# [WHAT THIS TASK INVOLVES]
Leave out the pictures and restate the rest of the data exactly.

┄┄┄┄┄┄┄┄┄┄┄┄┄┄┄┄┄┄┄┄

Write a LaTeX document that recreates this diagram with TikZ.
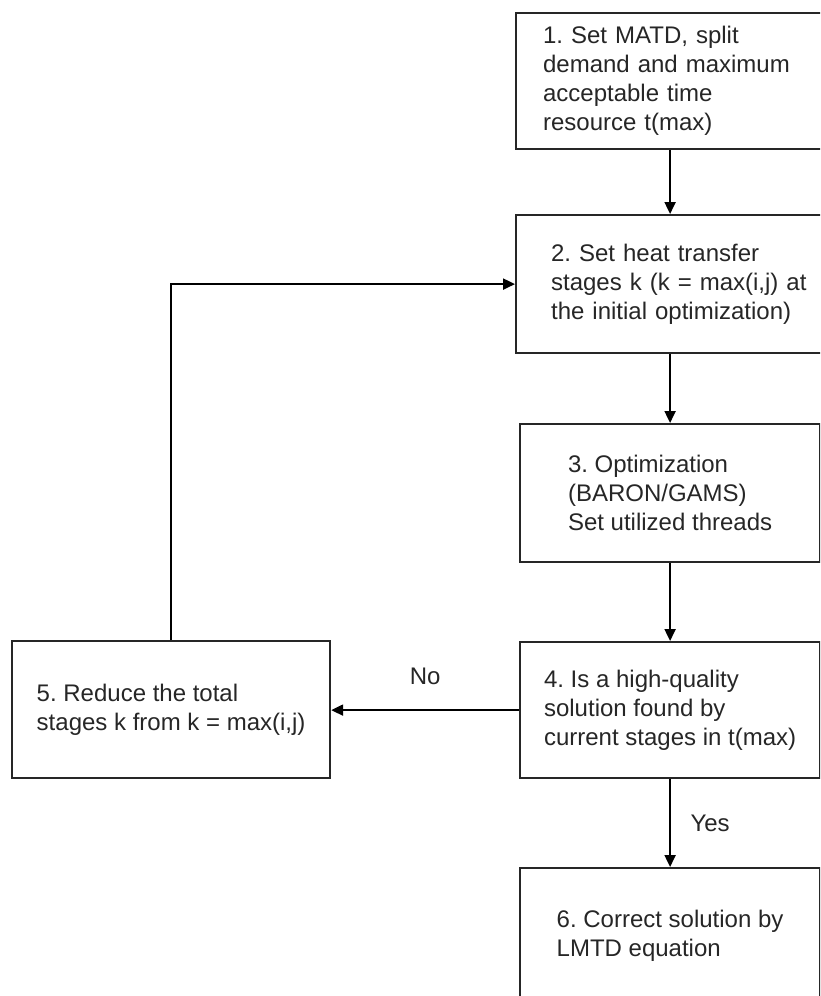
\documentclass[tikz,border=0pt]{standalone}
\usepackage{fontspec}
\setmainfont{Liberation Sans}
\frenchspacing
\usetikzlibrary{arrows.meta,positioning}
\tikzset{
  stepbox/.style={draw=black!85,line width=2.2pt,anchor=north west,align=left,
    font=\fontsize{24}{29}\selectfont,text=black!85},
  flow/.style={draw=black,line width=2.2pt,-{Triangle[length=12pt,width=11pt]}},
  flowlbl/.style={font=\fontsize{24}{29}\selectfont,text=black!85}
}
\begin{document}
\begin{tikzpicture}[x=1pt,y=1pt]
\useasboundingbox (0,0) rectangle (820,-996);
\clip (0,0) rectangle (820,-996);
% steps
\node[stepbox,minimum height=136pt,inner xsep=27pt,text width=262pt](b1) at (515,-12){1. Set MATD, split\\demand and maximum\\acceptable time\\resource t(max)};
\node[stepbox,minimum height=138pt,inner xsep=35pt,text width=262pt](b2) at (515,-214){2. Set heat transfer\\stages k (k = max(i,j) at\\the initial optimization)};
\node[stepbox,minimum height=138pt,minimum width=300pt](b3) at (519,-423){3. Optimization\\(BARON/GAMS)\\Set utilized threads};
\node[stepbox,minimum height=136pt,minimum width=300pt](b4) at (519,-641){4. Is a high-quality\\solution found by\\current stages in t(max)};
\node[stepbox,minimum height=137pt,minimum width=318pt](b5) at (11,-640){5. Reduce the total\\stages k from k = max(i,j)};
\node[stepbox,minimum height=136pt,minimum width=300pt](b6) at (519,-867){6. Correct solution by\\LMTD equation};
% arrows
\draw[flow](b1.south -| b3)--(b2.north -| b3);
\draw[flow](b2.south -| b3)--(b3);
\draw[flow](b3)--(b4);
\draw[flow](b4)--(b6)node[midway,right=16pt,flowlbl]{Yes};
\draw[flow](b4.west)--(b4.west -| b5.east)node[midway,above=21pt,flowlbl]{No};
\draw[flow](b5)|-(b2);
\end{tikzpicture}
\end{document}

┄┄┄┄┄┄┄┄┄┄┄┄┄┄┄┄┄┄┄┄

# [OUTPUT BELOW]
Write a LaTeX document that recreates this diagram with TikZ.
\documentclass[tikz,border=0pt]{standalone}
\usepackage{fontspec}
\setmainfont{Liberation Sans}
\frenchspacing
\usetikzlibrary{arrows.meta,positioning}
\tikzset{
  stepbox/.style={draw=black!85,line width=2.2pt,anchor=north west,align=left,
    font=\fontsize{24}{29}\selectfont,text=black!85},
  flow/.style={draw=black,line width=2.2pt,-{Triangle[length=12pt,width=11pt]}},
  flowlbl/.style={font=\fontsize{24}{29}\selectfont,text=black!85}
}
\begin{document}
\begin{tikzpicture}[x=1pt,y=1pt]
\useasboundingbox (0,0) rectangle (820,-996);
\clip (0,0) rectangle (820,-996);
% steps
\node[stepbox,minimum height=136pt,inner xsep=27pt,text width=262pt](b1) at (515,-12){1. Set MATD, split\\demand and maximum\\acceptable time\\resource t(max)};
\node[stepbox,minimum height=138pt,inner xsep=35pt,text width=262pt](b2) at (515,-214){2. Set heat transfer\\stages k (k = max(i,j) at\\the initial optimization)};
\node[stepbox,minimum height=138pt,minimum width=300pt](b3) at (519,-423){3. Optimization\\(BARON/GAMS)\\Set utilized threads};
\node[stepbox,minimum height=136pt,minimum width=300pt](b4) at (519,-641){4. Is a high-quality\\solution found by\\current stages in t(max)};
\node[stepbox,minimum height=137pt,minimum width=318pt](b5) at (11,-640){5. Reduce the total\\stages k from k = max(i,j)};
\node[stepbox,minimum height=136pt,minimum width=300pt](b6) at (519,-867){6. Correct solution by\\LMTD equation};
% arrows
\draw[flow](b1.south -| b3)--(b2.north -| b3);
\draw[flow](b2.south -| b3)--(b3);
\draw[flow](b3)--(b4);
\draw[flow](b4)--(b6)node[midway,right=16pt,flowlbl]{Yes};
\draw[flow](b4.west)--(b4.west -| b5.east)node[midway,above=21pt,flowlbl]{No};
\draw[flow](b5)|-(b2);
\end{tikzpicture}
\end{document}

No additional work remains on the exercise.